▶ **STATED TASK**
Select, from the data, each line where "this" occurs.

▶ **GIVEN DATA**
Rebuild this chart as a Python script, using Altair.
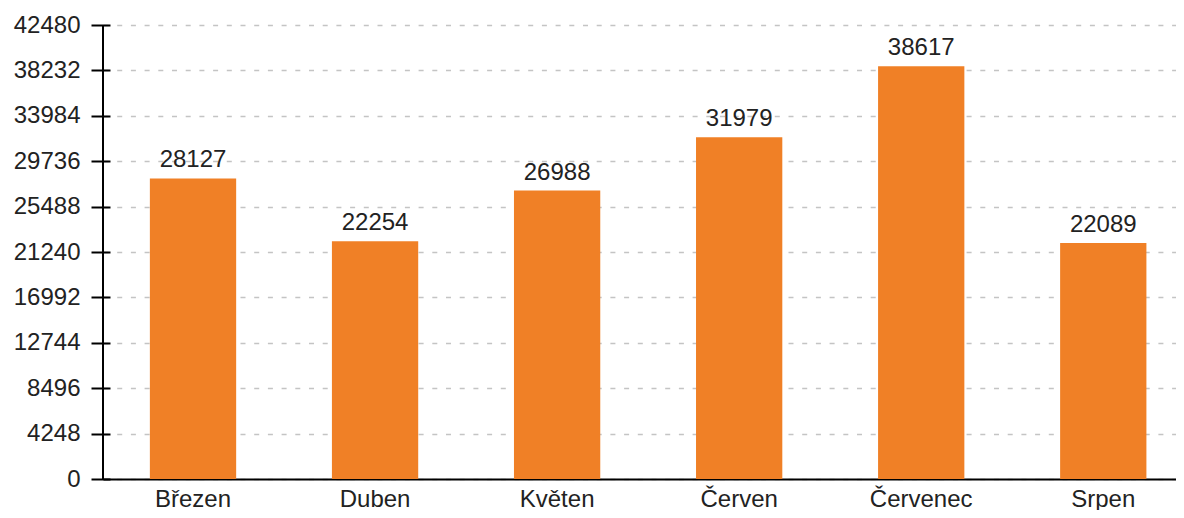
import altair as alt
import pandas as pd

months = ["Březen", "Duben", "Květen", "Červen", "Červenec", "Srpen"]
values = [28127, 22254, 26988, 31979, 38617, 22089]
y_ticks = [0, 4248, 8496, 12744, 16992, 21240, 25488, 29736, 33984, 38232, 42480]

df = pd.DataFrame({"month": months, "value": values})

FONT = "Liberation Sans"
ORANGE = "#f08026"

x_enc = alt.X(
    "month:N",
    sort=months,
    title=None,
    scale=alt.Scale(paddingInner=0.526, paddingOuter=0.21, align=0.613),
    axis=alt.Axis(
        labelAngle=0,
        labelFont=FONT,
        labelFontSize=24,
        labelColor="#222222",
        labelPadding=8,
        ticks=False,
        domainColor="#000000",
        domainWidth=2,
        grid=False,
    ),
)
y_scale = alt.Scale(domain=[0, 42480], nice=False, zero=True)
y_enc = alt.Y(
    "value:Q",
    title=None,
    scale=y_scale,
    axis=alt.Axis(
        values=y_ticks,
        format="d",
        labelFont=FONT,
        labelFontSize=24,
        labelColor="#222222",
        labelPadding=11,
        offset=-7,
        tickSize=19,
        tickWidth=2,
        tickColor="#000000",
        domain=False,
        grid=True,
        gridColor="#c4c4c4",
        gridWidth=1.5,
        gridDash=[5, 8.7],
    ),
)

base = alt.Chart(df)
bars = base.mark_bar(color=ORANGE).encode(x=x_enc, y=y_enc)
labels = base.mark_text(
    font=FONT, fontSize=24, color="#222222", baseline="alphabetic", dy=-11
).encode(x=alt.X("month:N", sort=months), y=alt.Y("value:Q"), text=alt.Text("value:Q", format="d"))
yline = alt.Chart(df).mark_rule(color="#000000", strokeWidth=2).encode(
    x=alt.value(0), y=alt.datum(0, scale=y_scale), y2=alt.datum(42480)
)

chart = (
    alt.layer(bars, labels, yline)
    .properties(
        width=1073,
        height=454,
        padding={"left": 95, "top": 17, "right": 0, "bottom": 31},
        autosize=alt.AutoSizeParams(type="none"),
    )
    .configure_view(stroke=None)
)

chart.save("out.html", embed_options={"renderer": "svg", "actions": False})
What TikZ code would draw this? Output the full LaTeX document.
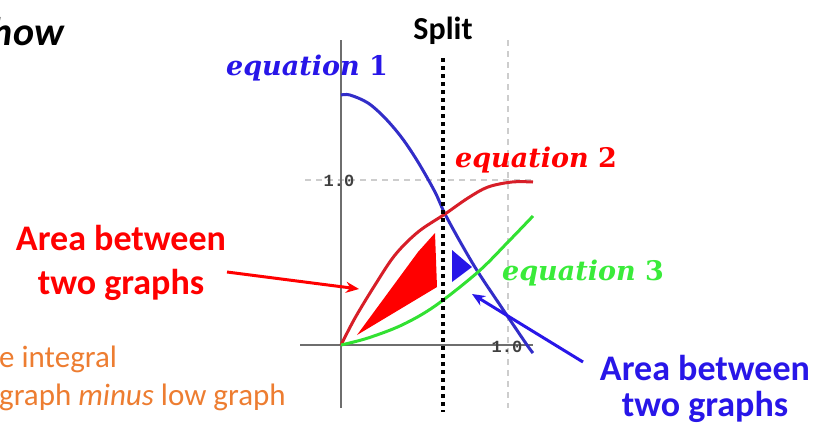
\documentclass[tikz,border=0pt]{standalone}
\usepackage{fontspec}
\setmainfont{Carlito}
\newfontfamily\monofnt{Liberation Mono}
\newfontfamily\eqfnt{DejaVu Serif}
\usetikzlibrary{arrows.meta}
\definecolor{txtblue}{RGB}{40,22,232}
\definecolor{txtred}{RGB}{255,0,0}
\definecolor{txtgreen}{RGB}{58,235,58}
\definecolor{txtorange}{RGB}{237,125,49}
\definecolor{cvblue}{RGB}{50,45,200}
\definecolor{cvred}{RGB}{215,30,40}
\definecolor{cvgreen}{RGB}{50,225,50}
\definecolor{axisgray}{RGB}{110,110,110}
\definecolor{gridgray}{RGB}{205,205,205}
\newcommand{\eqtxt}[1]{\textit{equation} #1}
\tikzset{
  axisline/.style={axisgray, line width=2pt},
  gridline/.style={gridgray, line width=1.6pt, dash pattern=on 6pt off 5pt},
  curve/.style={line width=3pt},
  ticklab/.style={font=\monofnt\bfseries\fontsize{17}{17}\selectfont, text=black!75, inner sep=0pt},
  eqlab/.style={font=\eqfnt\bfseries\fontsize{27}{30}\selectfont, inner sep=0pt, anchor=base},
  biglab/.style={font=\fontsize{36}{44}\selectfont\bfseries, align=center, inner sep=0pt},
  splitline/.style={black, line width=4pt, dash pattern=on 4pt off 4pt},
  callout/.style={line width=3pt, -{Stealth[length=13pt,width=11pt]}},
}
\begin{document}
\begin{tikzpicture}[x=1pt,y=-1pt]
\useasboundingbox (0,0) rectangle (822,426);
% grid
\draw[gridline] (305,180) -- (533,180);
\draw[gridline] (508,40) -- (508,408);
% axes
\draw[axisline] (341,40) -- (341,408);
\draw[axisline] (300,345) -- (533,345);
\node[ticklab] (ty) at (339,181) {1.0};
\node[ticklab] (tx) at (507,347) {1.0};
% curves
\draw[curve, cvblue] plot[smooth, tension=0.55] coordinates {(341,95) (350,95) (368,103) (385,118) (402,138) (418,162) (435,192) (445,214) (462,245) (478,272) (502,308) (527,345) (533,353)};
\draw[curve, cvred] plot[smooth, tension=0.55] coordinates {(341,345) (355,318) (375,285) (395,255) (418,232) (445,214) (468,198) (488,187) (512,182) (533,182)};
\draw[curve, cvgreen] plot[smooth, tension=0.55] coordinates {(341,345) (368,338) (402,325) (435,306) (478,272) (508,242) (533,216)};
% filled areas
\fill[txtred] (357,335) -- (418,252) -- (435,233) -- (437,287) -- cycle;
\fill[txtblue] (452,250) -- (452,282) -- (472,267) -- cycle;
% split
\draw[splitline] (443,58) -- (443,412);
\node[font=\fontsize{32}{32}\selectfont\bfseries, anchor=base, inner sep=0pt] (split) at (443,39) {Split};
% equation labels
\node[eqlab, text=txtblue] (eq1) at (307,75) {\eqtxt{1}};
\node[eqlab, text=txtred] (eq2) at (536,167) {\eqtxt{2}};
\node[eqlab, text=txtgreen] (eq3) at (583,280) {\eqtxt{3}};
% big labels
\node[biglab, text=txtred] (redlab) at (121,263) {Area between\\two graphs};
\node[biglab, text=txtblue, font=\fontsize{36}{36}\selectfont\bfseries] (bluelab) at (705,389) {Area between\\two graphs};
\coordinate (redstart) at (227,272);
\coordinate (redtip) at (359,289);
\coordinate (bluestart) at (583,362);
\coordinate (bluetip) at (472,294);
\draw[callout, txtred] (redstart) -- (redtip);
\draw[callout, txtblue] (bluestart) -- (bluetip);
% clipped text
\node[font=\fontsize{40}{40}\selectfont\bfseries\itshape, anchor=base east, inner sep=0pt] (how) at (64,45) {how};
\node[font=\fontsize{31}{31}\selectfont, text=txtorange, anchor=base west, inner sep=0pt] (o1) at (-1,367) {e integral};
\node[font=\fontsize{31}{31}\selectfont, text=txtorange, anchor=base west, inner sep=0pt] (o2) at (-1,405) {graph \textit{minus} low graph};
\end{tikzpicture}
\end{document}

▶ **CORRECT RESULT**
Rebuild this chart as a Python script, using Altair.
What TikZ code would draw this? Output the full LaTeX document.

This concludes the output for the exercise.